At the briefing, Bellettini and Cantino smiled when asked about the rumours regarding Gucci — to which a succession of names, most consistently that of Hedi Slimane, have been both confidently and completely incorrectly applied.

Kim Kardashian wearing the famous Balenciaga tape bodysuit backstage at the AW22 show. Photo: Acielle/StyleDuMonde

“To be honest, [it has been] very useful!” said Bellettini. Diplomatically, she and Cantino implied that the variety of the (wrongly) linked designer names were an educational form of market research. And doubtless the scrutiny focused elsewhere also afforded them and Demna space to marinate their plans for Gucci’s future. She added her belief that the announcement of Demna’s renewed contract at Balenciaga last November — which in truth was drafted to last just long enough to take him to his end-date following July’s couture show — had put even fashion’s most rabid tattlers off the scent.

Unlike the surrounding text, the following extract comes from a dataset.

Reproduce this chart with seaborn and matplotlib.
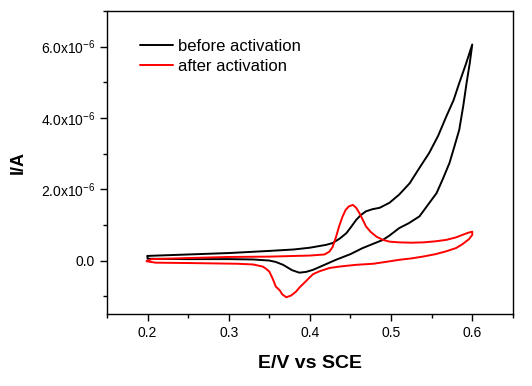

Four days ago, speaking after his last-ever Balenciaga ready-to-wear show, Demna was quoted as saying: “Fashion has become this giant rumour mill, which is fun, because people like a guessing game. But I think in that fog of rumpus, what is important? Sometimes I read more about rumours than what we really want from fashion now. Does it make any sense? I’m staying with fashion forever.”

Demna’s declaration of fidelity to fashion can now be applied to Gucci. In retrospect, some of the “standard” Balenciaga collection presented on Sunday can be read as a coded gesture of farewell to the house. Touching on his Balenciaga archetypes spanning the banal to the bizarre, the clothes were shown in a claustrophobic corporate maze. Today’s revelation of his Gucci elevation suddenly brings him far closer to the center of fashion’s labyrinth.

Speaking to reporters on Sunday, Demna concluded: “Maybe what I want to do now is just make great clothes for my customer, for someone who likes what I do and relates to that aesthetic, and who understands clothes through wearing them, not speculating about them.”